@Iknifeburncat ja sam nie zwracam nikomu uwagi, zauważyłem że przynosi to efekt przeciwny do zamierzonego.
Ja czekam na historię kanału "hejka tu lenka". Przecież tam rodzinka próbowała nawet młodszego syna zmonetyzować. A kanał był jeszcze chwalony w mainstreamowych mediach bo hehe "najmłodsza influencerka w Polsce".
Kiedyś widziałem nawet taki tekst i go sobie zapisałem:
Nic mnie tak nie wkurwia jak patologia wykorzystująca dzieci. A już średnioklasowa patologia wykorzystująca dzieci to w ogóle.
O ile jestem w stanie skumać że pierwotny instynkt bycia nierobem u ludzi wychowanych w 4. pokoleniu na socjalu każe im tworzyć zrzutki na rower, laptop, czy cokolwiek innego dla bombla, to pluję na ludzi budujących zasięgi w socialach przy pomocy dzieciaków i próbujących na tym zarobić.
Tak jak ten pierdolony managerek z linkedina opisujący że miał pożar w pracy i musiał jechać z dzieckiem na prezentację z klientem, wszystko okraszone strzeloną niby przypadkiem, ale coś jednak za idealną, fotką jak akurat omawia slajd, bohatersko trzymając śpiącego dwulatka na rękach. Głupi chuju, przyznaj że po prostu chodziło o zasięgi, a tak po prawdzie to dziecko zamiast spędzić dzień w żłobku na zabawie męczyło się z tobą w biurze kilka godzin pozując do tej idalnej fotki.
Tak jak zajebana wannabe-influencerka która wrzuciła właśnie fotkę z dyniowej farmy z niemowlakiem ubranym jak z żurnala. Fajny wypad, kurwo, te hashtagi każdej możliwej sieciówki dziecięcej i producenta kosmetyków dla niemowląt to dla ozdoby, co nie? W najgorszym wypadku współpracy żadnej nie będzie, no ale przynajmniej twoje dziecko zmarzło bo musiało perfekcyjnie wyglądać na fotkach, a w czapce nie wychodziło tak dobrze. Może uda się z lekami na zapalenie ucha, pizdo.

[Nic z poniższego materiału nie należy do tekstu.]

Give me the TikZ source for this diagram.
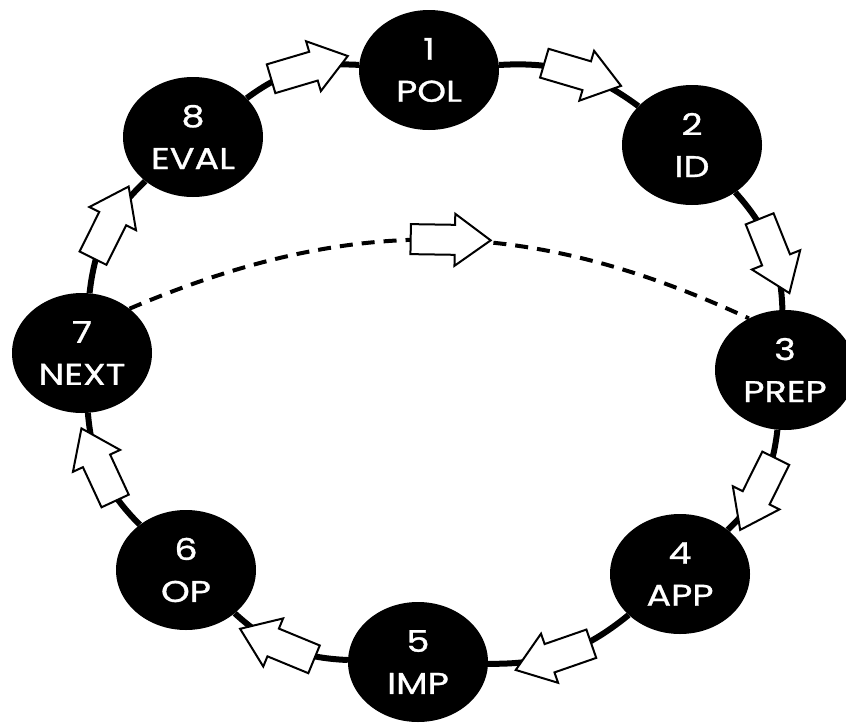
\documentclass[tikz,border=0pt]{standalone}
\usepackage{fontspec}
\setmainfont{Poppins}
\newfontfamily\stagefont[FakeBold=1,FakeStretch=1.22]{Poppins}
\usetikzlibrary{shapes.geometric,shapes.arrows}
\begin{document}
\begin{tikzpicture}[x=1pt,y=1pt,
  stage/.style={ellipse, fill=black, minimum width=140pt, minimum height=120pt, inner sep=0pt,
    text=white, align=center, font=\stagefont\fontsize{30}{42}\selectfont},
  ring/.style={line width=6pt},
  blockarrow/.style={single arrow, draw=black, fill=white, solid, line width=2pt, minimum height=80pt,
    inner xsep=0pt, inner ysep=14pt, text height=0pt, text depth=0pt,
    single arrow head extend=11pt, single arrow tip angle=72, sloped, allow upside down, anchor=center},
  dashline/.style={line width=4pt, dash pattern=on 13pt off 9pt}]
\path[use as bounding box] (0,0) rectangle (846,-723);
\node[stage] (n1) at (429,-70) {1\\POL};
\node[stage] (n2) at (692,-145) {2\\ID};
\node[stage] (n3) at (785,-370) {3\\PREP};
\node[stage] (n4) at (680,-574) {4\\APP};
\node[stage] (n5) at (418,-662) {5\\IMP};
\node[stage] (n6) at (186,-570) {6\\OP};
\node[stage] (n7) at (82,-353) {7\\NEXT};
\node[stage] (n8) at (193,-137) {8\\EVAL};
\draw[ring] (n1) to[bend left=20] node[blockarrow]{} (n2);
\draw[ring] (n2) to[bend left=20] node[blockarrow]{} (n3);
\draw[ring] (n3) to[bend left=20] node[blockarrow]{} (n4);
\draw[ring] (n4) to[bend left=20] node[blockarrow]{} (n5);
\draw[ring] (n5) to[bend left=20] node[blockarrow]{} (n6);
\draw[ring] (n6) to[bend left=20] node[blockarrow]{} (n7);
\draw[ring] (n7) to[bend left=20] node[blockarrow]{} (n8);
\draw[ring] (n8) to[bend left=20] node[blockarrow]{} (n1);
\draw[dashline] (n7.43) to[bend left=24] node[blockarrow]{} (n3.125);
\end{tikzpicture}
\end{document}
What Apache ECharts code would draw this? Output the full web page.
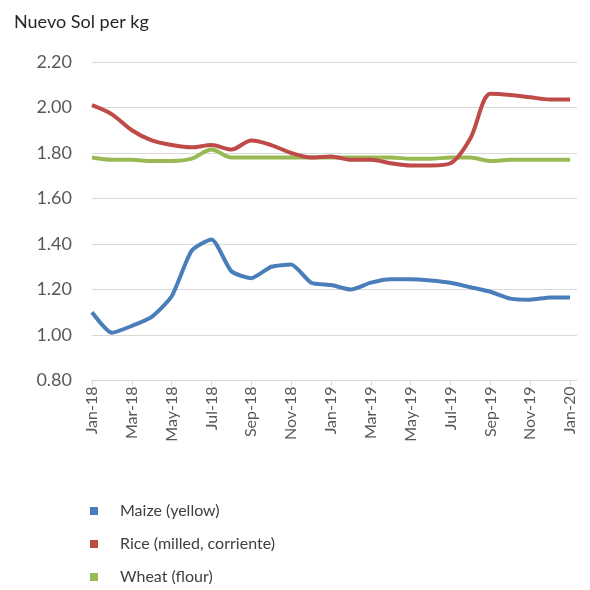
<!DOCTYPE html>
<html>
<head>
<meta charset="utf-8">
<script src="https://cdn.jsdelivr.net/npm/echarts@6/dist/echarts.min.js"></script>
<style>html,body{margin:0;padding:0;background:#fff}#c{width:590px;height:590px}</style>
</head>
<body>
<div id="c"></div>
<script>
var months = ["Jan-18","Feb-18","Mar-18","Apr-18","May-18","Jun-18","Jul-18","Aug-18","Sep-18","Oct-18","Nov-18","Dec-18",
              "Jan-19","Feb-19","Mar-19","Apr-19","May-19","Jun-19","Jul-19","Aug-19","Sep-19","Oct-19","Nov-19","Dec-19","Jan-20"];
var maize = [1.10,1.01,1.04,1.08,1.17,1.37,1.42,1.28,1.25,1.30,1.31,1.23,1.22,1.20,1.23,1.245,1.245,1.24,1.23,1.21,1.19,1.16,1.155,1.165,1.165];
var rice  = [2.01,1.97,1.90,1.855,1.835,1.825,1.835,1.815,1.855,1.835,1.80,1.78,1.785,1.77,1.77,1.755,1.745,1.745,1.755,1.865,2.06,2.055,2.045,2.035,2.035];
var wheat = [1.78,1.77,1.77,1.765,1.765,1.775,1.815,1.78,1.78,1.78,1.78,1.78,1.78,1.78,1.78,1.78,1.775,1.775,1.78,1.78,1.765,1.77,1.77,1.77,1.77];
var seriesNames = ["Maize (yellow)","Rice (milled, corriente)","Wheat (flour)"];
var colors = ["#4a7ebb","#be4b48","#98b954"];
var yTicks = {min:0.8, max:2.2, step:0.2};

function pairs(arr){ return arr.map(function(v,i){ return [i,v]; }); }
var font = "Lato, 'Open Sans', sans-serif";
var legendTops = [503, 536, 569];
var chart = echarts.init(document.getElementById('c'), null, {renderer:'canvas'});
chart.setOption({
  animation:false,
  backgroundColor:'#fff',
  title:{text:'Nuevo Sol per kg', left:9, top:8, textStyle:{fontFamily:font, fontSize:18, fontWeight:'normal', color:'#262626'}},
  grid:{left:92, right:13, top:62, bottom:209.5, containLabel:false},
  xAxis:{type:'value', min:0, max:24.35, interval:2,
    axisLine:{show:true, lineStyle:{color:'#d9d9d9', width:1}},
    axisTick:{show:true, length:5, lineStyle:{color:'#d9d9d9'}},
    splitLine:{show:false},
    axisLabel:{rotate:90, color:'#595959', fontFamily:font, fontSize:16, margin:6, showMaxLabel:false,
      formatter:function(v){ return months[Math.round(v)] || ''; }}
  },
  yAxis:{type:'value', min:yTicks.min, max:yTicks.max, interval:yTicks.step,
    axisLine:{show:false}, axisTick:{show:false},
    splitLine:{lineStyle:{color:'#d9d9d9', width:1}},
    axisLabel:{color:'#595959', fontFamily:font, fontSize:18, margin:20, formatter:function(v){return v.toFixed(2);}}
  },
  legend: seriesNames.map(function(n,i){
    return {left:90, top:legendTops[i], padding:0, itemWidth:8, itemHeight:8, icon:'rect',
      textStyle:{fontFamily:font, fontSize:16, color:'#404040', padding:[0,0,0,17]},
      data:[n]};
  }),
  series:[
    {name:seriesNames[0], type:'line', data:pairs(maize), smooth:0.2, showSymbol:false, lineStyle:{width:4, color:colors[0]}, itemStyle:{color:colors[0]}, z:3},
    {name:seriesNames[1], type:'line', data:pairs(rice), smooth:0.3, showSymbol:false, lineStyle:{width:4, color:colors[1]}, itemStyle:{color:colors[1]}, z:3},
    {name:seriesNames[2], type:'line', data:pairs(wheat), smooth:0.3, showSymbol:false, lineStyle:{width:4, color:colors[2]}, itemStyle:{color:colors[2]}, z:2}
  ]
});
</script>
</body>
</html>
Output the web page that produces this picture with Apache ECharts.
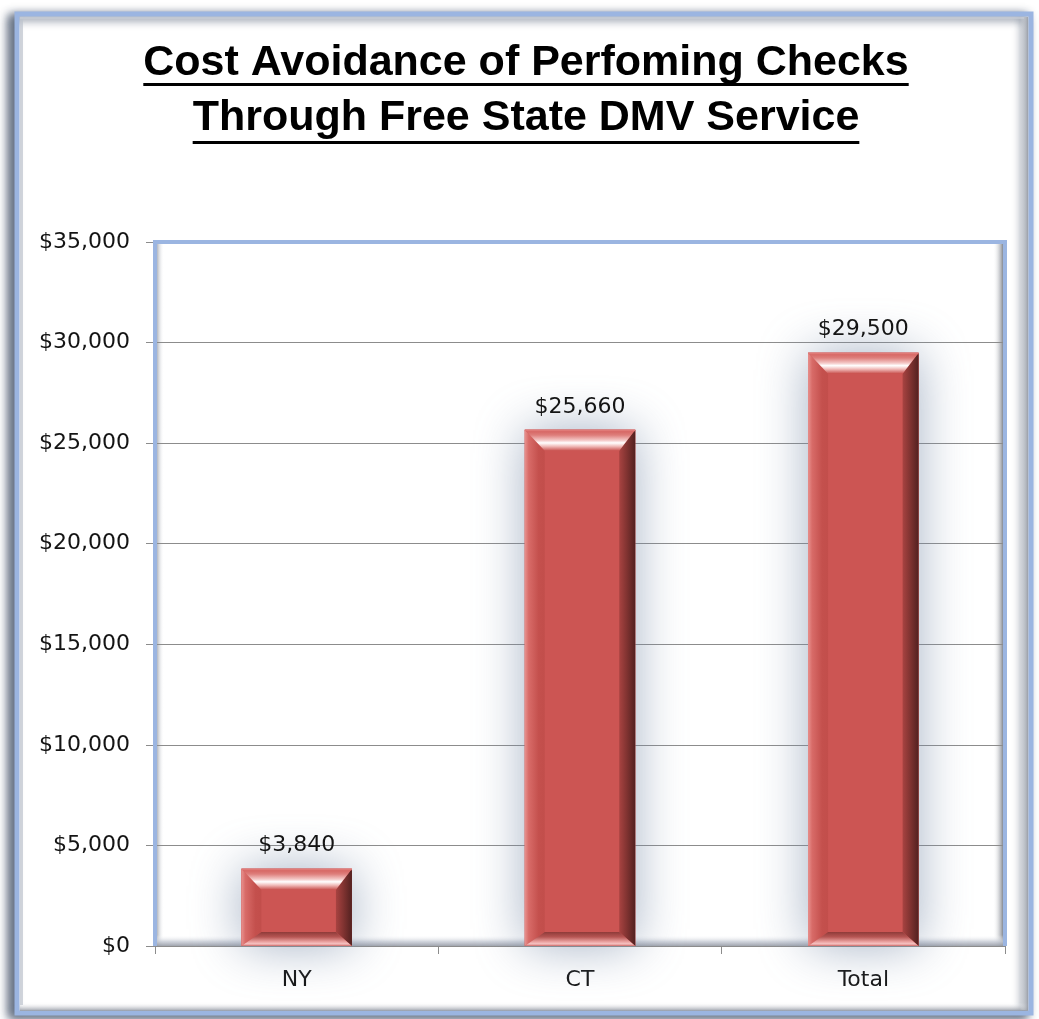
<!DOCTYPE html>
<html><head><meta charset="utf-8">
<script src="https://cdn.jsdelivr.net/npm/echarts@6/dist/echarts.min.js"></script>
<style>html,body{margin:0;padding:0;background:#fff}#c{width:1039px;height:1019px}</style>
</head><body><div id="c"></div><script>
const categories = ['NY', 'CT', 'Total'];
const values = [3840, 25660, 29500];
const titleLines = ['Cost Avoidance of Perfoming Checks', 'Through Free State DMV Service'];
const yMin = 0, yMax = 35000, yStep = 5000;

const fmt = v => '$' + Number(v).toLocaleString('en-US');
const TITLE_FONT = 'bold 43px "Liberation Sans"';
const LABEL_FONT = '"DejaVu Sans"';

const cv = document.createElement('canvas').getContext('2d');
cv.font = TITLE_FONT;
const tw = titleLines.map(t => cv.measureText(t).width);
const cx = 526;

const G = {left: 155, right: 34, top: 242, bottom: 73};
const W = 1039, H = 1019;
const pr = W - G.right, pb = H - G.bottom;

const chart = echarts.init(document.getElementById('c'), null, {renderer: 'canvas'});

function lg(x, y, x2, y2, stops) {
  return new echarts.graphic.LinearGradient(x, y, x2, y2, stops.map(c => ({offset: c[0], color: c[1]})));
}

function renderItem(params, api) {
  const top = api.coord([api.value(0), api.value(1)]);
  const base = api.coord([api.value(0), 0]);
  const bw = api.size([1, 0])[0] * 0.39;
  const x0 = top[0] - bw / 2, x1 = top[0] + bw / 2, y0 = top[1], y1 = base[1];
  const h = y1 - y0;
  const bt = Math.min(21, h * 0.3), bl = 20, br = 16, bb = Math.min(14, h * 0.2);
  return {
    type: 'group',
    children: [
      {type: 'rect', shape: {x: x0, y: y0, width: bw, height: h},
        style: {fill: '#CD5552', shadowBlur: 50, shadowColor: 'rgba(115,135,165,0.65)'}},
      {type: 'rect', shape: {x: x0, y: y0, width: bw, height: h},
        style: {fill: '#CC5553'}},
      {type: 'polygon', shape: {points: [[x0, y0], [x0 + bl, y0 + bt], [x0 + bl, y1 - bb], [x0, y1]]},
        style: {fill: lg(0, 0, 1, 0, [[0, '#E8928F'], [0.2, '#D86B68'], [0.7, '#C4504D'], [1, '#C24E4B']])}},
      {type: 'polygon', shape: {points: [[x1, y0], [x1 - br, y0 + bt], [x1 - br, y1 - bb], [x1, y1]]},
        style: {fill: lg(0, 0, 1, 0, [[0, '#A84341'], [0.5, '#7E3230'], [1, '#522120']])}},
      {type: 'polygon', shape: {points: [[x0, y1], [x0 + bl, y1 - bb], [x1 - br, y1 - bb], [x1, y1]]},
        style: {fill: lg(0, 0, 0, 1, [[0, '#8E3B39'], [0.35, '#B65553'], [0.7, '#EBA3A1'], [0.85, '#F5C3C2'], [1, '#CE6765']])}},
      {type: 'polygon', shape: {points: [[x0, y0], [x1, y0], [x1 - br, y0 + bt], [x0 + bl, y0 + bt]]},
        style: {fill: lg(0, 0, 0, 1, [[0, '#D35D5A'], [0.25, '#DE7E7B'], [0.5, '#F4C9C8'], [0.62, '#FFFFFF'], [0.78, '#F1BDBB'], [1, '#C9524F']])}},
      {type: 'rect', shape: {x: x0, y: y0, width: bw, height: 1.5}, style: {fill: '#E07A77'}},
      {type: 'text', x: top[0], y: y0 - 12,
        style: {text: fmt(api.value(1)), fontFamily: LABEL_FONT, fontSize: 22, fill: '#141414',
          align: 'center', verticalAlign: 'bottom'}}
    ]
  };
}

const graphics = [
  // outer frame
  {type: 'rect', z: -20, shape: {x: 17, y: 14, width: 1014, height: 999},
    style: {fill: '#fff', stroke: '#9BB5E1', lineWidth: 5, shadowBlur: 10, shadowOffsetX: -6, shadowOffsetY: 3, shadowColor: 'rgba(55,70,95,0.85)'}},
  {type: 'rect', z: -19, shape: {x: 20, y: 1003, width: 1008, height: 8},
    style: {fill: lg(0, 0, 0, 1, [[0, 'rgba(255,255,255,0)'], [1, 'rgba(145,150,160,0.85)']])}},
  {type: 'rect', z: -19, shape: {x: 1020, y: 17, width: 8, height: 993},
    style: {fill: lg(0, 0, 1, 0, [[0, 'rgba(255,255,255,0)'], [1, 'rgba(145,150,160,0.85)']])}},
  {type: 'rect', z: -19, shape: {x: 20, y: 17, width: 3, height: 988}, style: {fill: 'rgba(190,195,205,0.7)'}},
  {type: 'rect', z: -19, shape: {x: 20, y: 17, width: 1004, height: 2}, style: {fill: 'rgba(200,205,215,0.6)'}},
  // plot inner shading
  {type: 'rect', z: -5, shape: {x: G.left + 2, y: G.top + 2, width: 7, height: pb - G.top - 2},
    style: {fill: lg(0, 0, 1, 0, [[0, 'rgba(160,165,175,0.8)'], [1, 'rgba(255,255,255,0)']])}},
  {type: 'rect', z: -5, shape: {x: pr - 12, y: G.top + 2, width: 10, height: pb - G.top - 2},
    style: {fill: lg(0, 0, 1, 0, [[0, 'rgba(255,255,255,0)'], [1, 'rgba(120,125,135,0.9)']])}},
  {type: 'rect', z: -5, shape: {x: G.left + 2, y: pb - 11, width: pr - G.left - 4, height: 11},
    style: {fill: lg(0, 0, 0, 1, [[0, 'rgba(255,255,255,0)'], [0.6, 'rgba(195,200,210,0.8)'], [1, 'rgba(150,155,165,0.9)']])}},
  // plot blue frame (top, left, right)
  {type: 'polyline', z: 5, shape: {points: [[G.left, pb], [G.left, G.top], [pr, G.top], [pr, pb]]},
    style: {stroke: '#9BB5E1', lineWidth: 4, fill: null}},
  // title
  {type: 'text', z: 10, x: cx, y: 63, style: {text: titleLines[0], font: TITLE_FONT, fill: '#000', align: 'center', verticalAlign: 'middle'}},
  {type: 'text', z: 10, x: cx, y: 118, style: {text: titleLines[1], font: TITLE_FONT, fill: '#000', align: 'center', verticalAlign: 'middle'}},
  {type: 'rect', z: 10, shape: {x: cx - tw[0] / 2, y: 83, width: tw[0], height: 3}, style: {fill: '#000'}},
  {type: 'rect', z: 10, shape: {x: cx - tw[1] / 2, y: 141, width: tw[1], height: 3}, style: {fill: '#000'}}
];

chart.setOption({
  animation: false,
  backgroundColor: '#fff',
  grid: {left: G.left, right: G.right, top: G.top, bottom: G.bottom, containLabel: false},
  xAxis: {
    type: 'category', data: categories, boundaryGap: true,
    axisLine: {show: true, lineStyle: {color: '#8C8C8C', width: 1}},
    axisTick: {show: true, length: 8, alignWithLabel: false, lineStyle: {color: '#8C8C8C'}},
    axisLabel: {margin: 23, fontFamily: LABEL_FONT, fontSize: 22, color: '#141414'},
    splitLine: {show: false}
  },
  yAxis: {
    type: 'value', min: yMin, max: yMax, interval: yStep,
    axisLine: {show: true, lineStyle: {color: '#8C8C8C', width: 1}},
    axisTick: {show: true, length: 9, lineStyle: {color: '#8C8C8C'}},
    axisLabel: {margin: 25, fontFamily: LABEL_FONT, fontSize: 22, color: '#141414', formatter: fmt},
    splitLine: {show: true, lineStyle: {color: '#8C8C8C', width: 1}}
  },
  graphic: graphics,
  series: [{
    type: 'custom', renderItem: renderItem, clip: false,
    encode: {x: 0, y: 1},
    data: values.map((v, i) => [categories[i], v])
  }]
});
</script></body></html>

O, no i w ogóle kids-based kontent. Na 100% twoje dziecko jest ci wdzięczne za to że próbujesz z niego zrobić źródło utrzymania rodziny, nagrywając po 4 godziny dziennie filmiki z unboxingu kolejnych zabawek ze smyka. Super rozrywka. Ciekawe ile płaczu było przy tym jak musiało się bawić tak, żeby to dobrze wyglądało, a nie tak jak miało ochotę. Na pewno dziecko jest przeszczęśliwe wiedząc że na kolejną wycieczkę jedzie nie tam gdzie by chciało, tylko tam gdzie akurat jest trendy bo recenzji stamtąd oczekują widzowie. Już widzi oczyma wyobraźni kolejne miejsce z którego zapamięta matkę biegajacą ze smartfonem i nagrywjacą pięć razy jak jej dziecko wchodzi gdzieś z zachwytem, cudowne wspomnienia z dzieciństwa.
Serio, kontent marketingowy z udziałem dzieci powinien być karany lujem ogłuszaczem i ograniczeniem najpierw praw rodzicielskich a potem internetu. Ha tfu!